The significant investment being made in understanding how assets are performing is also reflected by the majority (78%) of asset management professionals who believe their organisation is investing enough to improve ESG performance. However, 18% did not think this was the case.
One fifth (21%) felt that their organisation lacked the internal expertise to assess their assets’ ESG performance and develop a net zero strategy.

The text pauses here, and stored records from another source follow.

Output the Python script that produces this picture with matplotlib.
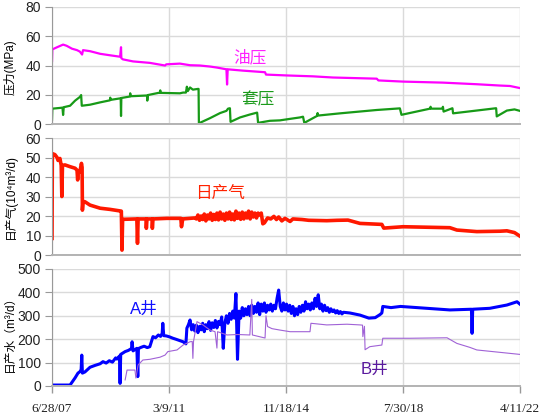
import numpy as np
import pandas as pd
import matplotlib
matplotlib.use('Agg')
import matplotlib.pyplot as plt

# time axis is in decimal years, converted to dates below
oil_t = [2007.49, 2007.50, 2007.65, 2007.84, 2007.95, 2008.12, 2008.28, 2008.37, 2008.44, 2008.47,
         2008.69, 2009.01, 2009.32, 2009.64, 2009.67, 2009.68, 2009.73, 2010.05, 2010.58, 2011.06,
         2011.10, 2011.53, 2011.85, 2012.16, 2012.48, 2012.70, 2013.00, 2013.02, 2013.04, 2013.52,
         2013.97, 2014.22, 2014.25, 2014.91, 2015.73, 2016.36, 2017.22, 2017.75, 2017.80, 2018.58,
         2019.84, 2020.91, 2021.64, 2021.96, 2022.18, 2022.27]
oil_p = [43, 51, 52.5, 54.3, 53.5, 51.5, 50.5, 49.5, 47.5, 50.5,
         49.8, 48, 47, 46, 52.5, 45, 44.2, 42.8, 41.8, 40,
         40.8, 41.3, 40.2, 40, 39.3, 38.6, 37.4, 27, 37.4, 36.5,
         35.8, 35.4, 33.8, 33.2, 32.6, 31.8, 31.3, 31.0, 29.8, 29.0,
         28.3, 27.2, 26.3, 26, 25, 24.6]

cas_t = [2007.49, 2007.50, 2007.74, 2007.82, 2007.84, 2007.86, 2008.06, 2008.22, 2008.37, 2008.41,
         2008.43, 2008.69, 2009.01, 2009.32, 2009.33, 2009.34, 2009.66, 2009.67, 2009.68, 2009.95,
         2009.96, 2009.98, 2010.49, 2010.50, 2010.52, 2010.90, 2010.91, 2010.92, 2011.53, 2011.63,
         2011.72, 2011.75, 2011.78, 2011.85, 2011.94, 2012.10, 2012.12, 2012.13, 2012.48, 2012.80,
         2013.00, 2013.05, 2013.11, 2013.13, 2013.43, 2013.74, 2013.97, 2014.00, 2014.37, 2014.69,
         2015.00, 2015.32, 2015.42, 2015.46, 2015.86, 2015.88, 2015.90, 2016.59, 2017.75, 2018.48,
         2018.53, 2019.43, 2019.45, 2019.47, 2019.82, 2019.84, 2019.86, 2020.14, 2020.16, 2021.52,
         2021.54, 2021.86, 2022.10, 2022.27]
cas_p = [3, 10.5, 11, 11.2, 6.2, 11.5, 12.5, 16, 18.5, 19.8,
         12.5, 13.2, 14.8, 16.2, 18, 16.5, 17.6, 5.5, 17.8, 18.8,
         21, 19, 19.5, 16, 19.8, 21.5, 23, 21.3, 21, 21.5,
         21.5, 25.5, 22.5, 25, 23.5, 24, 24, 0.5, 4, 7.5,
         9, 10.5, 10.8, 1.5, 4.5, 6.5, 7.8, 0.8, 2.2, 2.5,
         3.5, 4.5, 5, 0.8, 5.5, 7.5, 5.8, 7.3, 9.6, 10.7,
         6.3, 10.5, 11.8, 10.5, 10.5, 11.8, 8.5, 10.8, 7.3, 10.8,
         5.2, 9.2, 10, 9]

gas_t = [2007.49, 2007.50, 2007.58, 2007.65, 2007.68, 2007.74, 2007.78, 2007.80, 2007.82, 2007.90,
         2008.06, 2008.22, 2008.28, 2008.30, 2008.32, 2008.37, 2008.42, 2008.44, 2008.45, 2008.47,
         2008.53, 2008.69, 2009.01, 2009.32, 2009.64, 2009.68, 2009.70, 2009.72, 2010.17, 2010.19,
         2010.21, 2010.46, 2010.47, 2010.49, 2010.65, 2010.66, 2010.68, 2011.12, 2011.56, 2011.58,
         2011.62, 2012.00,
         2012.05, 2012.10, 2012.15, 2012.20, 2012.25, 2012.30, 2012.35, 2012.40, 2012.45, 2012.50,
         2012.55, 2012.60, 2012.65, 2012.70, 2012.75, 2012.80, 2012.85, 2012.90, 2012.95, 2013.00,
         2013.05, 2013.10, 2013.15, 2013.20, 2013.25, 2013.30, 2013.35, 2013.40, 2013.45, 2013.50,
         2013.55, 2013.60, 2013.65, 2013.70, 2013.75, 2013.80, 2013.85, 2013.90, 2013.95, 2014.00,
         2014.05, 2014.10, 2014.15, 2014.20,
         2014.30, 2014.40, 2014.50, 2014.58, 2014.65, 2014.75, 2014.85, 2015.01,
         2015.10, 2015.39, 2015.60, 2016.17, 2016.50, 2016.84, 2017.22, 2017.91, 2017.97, 2018.58,
         2020.06, 2020.28, 2020.91, 2021.64, 2021.86, 2022.10, 2022.27]
gas_q = [8.5, 52, 51.5, 50, 48.5, 49.5, 46, 30, 46, 46.2,
         45.3, 44.5, 43.5, 38.5, 43, 42.7, 47, 45, 23, 27.5,
         27.3, 25.6, 24, 23.4, 22.6, 22.5, 2.5, 18.3, 18.5, 6,
         18.5, 18.5, 13.7, 18.5, 18.5, 13.7, 18.5, 18.8, 18.8, 14.5,
         18.5, 19,
         18.5, 20.5, 17.8, 20, 18.2, 21, 17.5, 20.5, 18.5, 21.5,
         17.8, 20.8, 18.2, 21.5, 18, 22, 18.5, 21, 17.8, 21.5,
         18.5, 22, 18.2, 21, 18, 22.5, 18.8, 21.5, 18.3, 22,
         18.5, 21.5, 19, 22.5, 18.5, 22, 19.5, 21.5, 19, 21.5,
         20.5, 21.5, 16, 16.5,
         19, 18.5, 19.8, 18.2, 19.5, 17.5, 18.8, 17.2,
         18.5, 18.2, 17.8, 17.6, 17.8, 17.9, 16.2, 15.7, 13.8, 14.5,
         14, 12.8, 12, 12.2, 12.4, 11.5, 9.7]

wa_t = [2007.49, 2008.06, 2008.22, 2008.31, 2008.37, 2008.41, 2008.43, 2008.45, 2008.53, 2008.69,
        2008.85, 2009.01, 2009.10, 2009.20, 2009.30, 2009.40, 2009.50, 2009.54, 2009.62, 2009.64,
        2009.66, 2009.80, 2009.90, 2010.00, 2010.02, 2010.05, 2010.17, 2010.20, 2010.22, 2010.30,
        2010.40, 2010.50, 2010.58, 2010.68, 2010.76, 2010.85, 2010.92, 2010.97, 2010.99, 2011.02,
        2011.10, 2011.20, 2011.31, 2011.40, 2011.50, 2011.63, 2011.72,
        2011.75, 2011.80, 2011.85, 2011.90, 2011.95, 2012.00, 2012.05, 2012.10, 2012.15, 2012.20,
        2012.25, 2012.30, 2012.35, 2012.40, 2012.45, 2012.50, 2012.55, 2012.60, 2012.65, 2012.70,
        2012.75, 2012.80, 2012.85, 2012.90, 2012.95, 2013.00, 2013.05, 2013.10, 2013.15, 2013.20,
        2013.25, 2013.30, 2013.35, 2013.40, 2013.45, 2013.50, 2013.55, 2013.60, 2013.65, 2013.70,
        2013.75, 2013.80, 2013.85, 2013.90, 2013.95, 2014.00, 2014.05, 2014.10, 2014.15, 2014.20,
        2014.25, 2014.30, 2014.35, 2014.40, 2014.45, 2014.50, 2014.55, 2014.60, 2014.65, 2014.70,
        2014.75, 2014.80, 2014.85, 2014.90, 2014.95, 2015.00, 2015.05, 2015.10, 2015.15, 2015.20,
        2015.25, 2015.30, 2015.35, 2015.40, 2015.45, 2015.50, 2015.55, 2015.60, 2015.65, 2015.70,
        2015.75, 2015.80, 2015.85, 2015.90, 2015.95, 2016.00, 2016.05, 2016.10, 2016.15, 2016.20,
        2016.25, 2016.30, 2016.35, 2016.40, 2016.45, 2016.50, 2016.55, 2016.60, 2016.65, 2016.70,
        2016.90, 2017.22, 2017.50, 2017.70, 2017.85, 2017.91, 2017.94, 2018.20,
        2018.50, 2019.02, 2019.50, 2020.06, 2020.69, 2020.74, 2020.76, 2020.78, 2021.32, 2021.86,
        2022.18, 2022.27]
wa_q = [4, 4, 35, 55, 61, 70, 132, 55, 60, 80,
        88, 95, 104, 98, 108, 102, 120, 115, 128, 11,
        135, 147, 152, 160, 189, 150, 161, 40, 160, 165,
        170, 164, 168, 211, 206, 218, 212, 225, 268, 215,
        214, 210, 204, 200, 195, 189, 180,
        247, 262, 282, 240, 262, 235, 260, 228, 255, 240,
        268, 232, 262, 245, 275, 238, 270, 250, 280, 248,
        276, 262, 295, 161, 270, 300, 268, 310, 285, 320,
        290, 395, 114, 320, 290, 335, 300, 330, 305, 340,
        300, 345, 310, 340, 315, 355, 305, 350, 320, 355,
        315, 345, 325, 350, 320, 345, 330, 375, 410, 340,
        320, 355, 325, 350, 320, 345, 310, 340, 300, 330,
        305, 340, 315, 345, 320, 360, 330, 350, 325, 355,
        330, 375, 340, 390, 330, 350, 320, 345, 322, 335,
        315, 330, 318, 325, 312, 322, 310, 318, 308, 315,
        312, 303, 290, 292, 305, 312, 340, 335,
        340, 335, 330, 325, 328, 328, 225, 328, 332, 346,
        360, 350]

wb_t = [2009.80, 2009.86, 2010.11, 2010.14, 2010.21, 2010.36, 2010.58, 2010.90, 2011.06, 2011.15,
        2011.44, 2011.63, 2011.85, 2011.92, 2011.94, 2011.96, 2012.07, 2012.26, 2012.48, 2012.64,
        2012.70, 2012.72, 2013.02, 2013.36, 2013.74, 2013.80, 2013.82, 2014.22, 2014.25, 2014.30,
        2014.44, 2014.69, 2015.01, 2015.64, 2015.67, 2016.17, 2016.81, 2017.22, 2017.30, 2017.31,
        2017.36, 2017.38, 2017.53, 2017.91, 2017.94, 2018.80, 2019.97, 2020.28, 2020.69, 2020.91,
        2021.41, 2022.27]
wb_q = [26, 68, 68, 34, 90, 111, 114, 123, 132, 147,
        154, 175, 189, 190, 118, 190, 275, 261, 239, 232,
        162, 232, 218, 220, 218, 370, 218, 205, 300, 254,
        245, 239, 232, 232, 268, 261, 264, 261, 260, 211,
        255, 155, 168, 175, 204, 204, 206, 182, 165, 154,
        147, 135]

tick_dates = ['2007-06-28', '2011-03-09', '2014-11-18', '2018-07-30', '2022-04-11']
tick_labels = ['6/28/07', '3/9/11', '11/18/14', '7/30/18', '4/11/22']


def to_date(t):
    return pd.Timestamp('2007-06-28') + pd.to_timedelta((np.asarray(t) - 2007.49) * 365.25, unit='D')


cjk = ['Liberation Sans', 'Noto Sans CJK SC', 'DejaVu Sans']
ticks = pd.to_datetime(tick_dates)

fig = plt.figure(figsize=(5.43, 4.19), dpi=100)
ax1 = fig.add_axes([0.0958, 0.704, 0.862, 0.2793])
ax2 = fig.add_axes([0.0958, 0.3914, 0.862, 0.2792])
ax3 = fig.add_axes([0.0958, 0.0788, 0.862, 0.2792])

for ax in (ax1, ax2, ax3):
    ax.set_xlim(ticks[0], ticks[-1])
    ax.set_xticks(ticks)
    ax.grid(True, color='#dadada', lw=1.0)
    ax.set_axisbelow(True)
    for s in ('top', 'right'):
        ax.spines[s].set_visible(False)
    ax.spines['left'].set_color('#999999')
    ax.spines['bottom'].set_color('#b3b3b3')
    ax.spines['bottom'].set_linewidth(1.4)
    ax.tick_params(axis='y', length=5, width=0.8, color='#999999', pad=3,
                   labelsize=10, labelcolor='#222222')
    for lab in ax.get_yticklabels():
        lab.set_family('Liberation Sans')

ax1.tick_params(axis='x', length=0, labelbottom=False)
ax2.tick_params(axis='x', length=0, labelbottom=False)
ax3.set_xticklabels(tick_labels, family='Liberation Serif', fontsize=9.5, color='#222222')
ax3.tick_params(axis='x', length=5, width=1, color='#999999', pad=7)

# pressure
ax1.plot(to_date(oil_t), oil_p, color='#ff00ff', lw=1.6)
ax1.plot(to_date(cas_t), cas_p, color='#179a17', lw=1.6)
ax1.set_ylim(0, 80)
ax1.set_yticks(range(0, 81, 20))
ax1.text(to_date(2013.74), 45.8, '油压', color='#ff22ff', fontsize=12, family=cjk, ha='center', va='center')
ax1.text(to_date(2013.99), 16.8, '套压', color='#1a9a1a', fontsize=12, family=cjk, ha='center', va='center')

# gas
ax2.plot(to_date(gas_t), gas_q, color='#ff1800', lw=2.6)
ax2.set_ylim(0, 60)
ax2.set_yticks(range(0, 61, 10))
ax2.text(to_date(2012.80), 31.5, '日产气', color='#ff2200', fontsize=12, family=cjk, ha='center', va='center')

# water
ax3.plot(to_date(wb_t), wb_q, color='#a062d6', lw=0.8, zorder=3)
ax3.plot(to_date(wa_t), wa_q, color='#0000ff', lw=2.2, zorder=2)
ax3.set_ylim(0, 500)
ax3.set_yticks(range(0, 501, 100))
ax3.text(to_date(2010.40), 329, 'A井', color='#1010ff', fontsize=12, family=cjk, ha='center', va='center')
ax3.text(to_date(2017.69), 72, 'B井', color='#5a1a9e', fontsize=12, family=cjk, ha='center', va='center')

fig.text(0.0184, 0.839, '压力(MPa)', rotation=90, fontsize=8.5, family=cjk, ha='center', va='center')
fig.text(0.0184, 0.531, '日产气(10⁴m³/d)', rotation=90, fontsize=8.5, family=cjk, ha='center', va='center')
fig.text(0.0184, 0.21, '日产水（m³/d）', rotation=90, fontsize=8.5, family=cjk, ha='center', va='center')

fig.savefig('out.png', dpi=100)
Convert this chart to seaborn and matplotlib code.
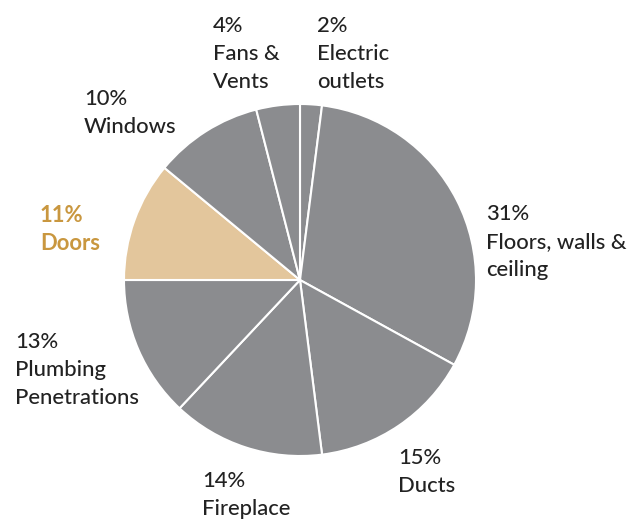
import matplotlib
matplotlib.use("Agg")
import matplotlib.pyplot as plt
import seaborn as sns

# Air leakage sources in a typical home (share of total)
categories = ["Electric\noutlets", "Floors, walls &\nceiling", "Ducts", "Fireplace",
              "Plumbing\nPenetrations", "Doors", "Windows", "Fans &\nVents"]
shares = [2, 31, 15, 14, 13, 11, 10, 4]
highlight = "Doors"

sns.set_theme(style="white")
plt.rcParams["font.family"] = ["Lato", "DejaVu Sans"]

W, H, DPI = 631, 519, 100
fig = plt.figure(figsize=(W / DPI, H / DPI), dpi=DPI)
fig.patch.set_facecolor("white")

# pie placed by pixel centre and radius
cx, cy, r = 300, 280, 176
ax = fig.add_axes([(cx - r) / W, (H - cy - r) / H, 2 * r / W, 2 * r / H])

gray = "#8b8c8f"
tan = "#e3c69c"
colors = [tan if c == highlight else gray for c in categories]
ax.pie(shares, colors=colors, startangle=90, counterclock=False, radius=1,
       wedgeprops=dict(edgecolor="white", linewidth=1.5))
ax.set_xlim(-1.0, 1.0)
ax.set_ylim(-1.0, 1.0)
ax.axis("off")

# label anchors: left x and first-line baseline, in pixels
anchors = {
    "Electric\noutlets": (317, 32),
    "Floors, walls &\nceiling": (486, 220),
    "Ducts": (398, 464),
    "Fireplace": (202, 487),
    "Plumbing\nPenetrations": (15, 348),
    "Doors": (40, 222),
    "Windows": (84, 105),
    "Fans &\nVents": (213, 32),
}
step = 28
for cat, val in zip(categories, shares):
    x, y0 = anchors[cat]
    col = "#c9973f" if cat == highlight else "#222222"
    lines = [f"{val}%"] + cat.split("\n")
    for i, line in enumerate(lines):
        fig.text(x / W, 1 - (y0 + i * step) / H, line, ha="left", va="baseline",
                 fontsize=15.8, color=col,
                 fontweight="bold" if cat == highlight else "medium")

fig.savefig("out.png", dpi=DPI, facecolor="white")
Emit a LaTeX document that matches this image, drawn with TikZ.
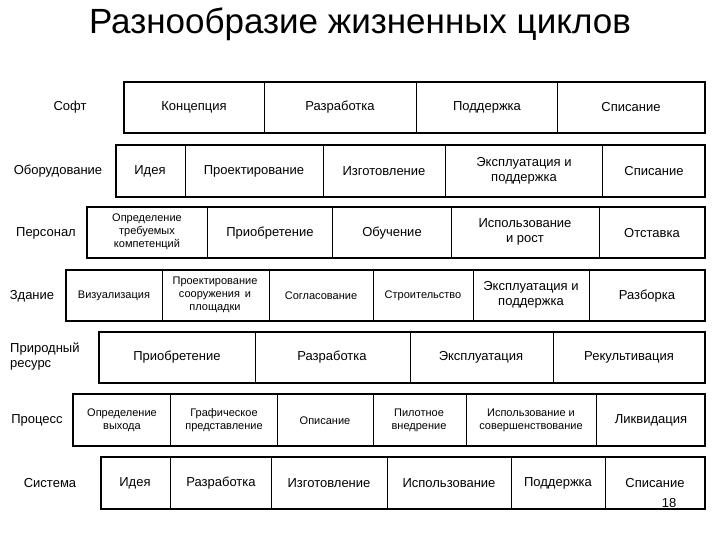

This is despite widespread recognition of the importance of a comprehensive ESG strategy, with the majority (80%) saying that a comprehensive ESG strategy is important when it comes to managing financial risk in their organisations.
Among other findings, Deepki said 77% were training employees to improve their ESG expertise; 75% were working with specialist ESG consultancies; 38% were making ESG a board level and investment committee priority; and 30% were recruiting ESG data analysts.
Vincent Bryant, CEO and co-founder of Deepki, said: ‘It is clear that asset managers are taking ESG extremely seriously and are prepared to make significant investments to get on a path to net zero and manage financial risk. However, it is a complex task and requires significant expertise, particularly when it comes to due diligence and collecting the right data.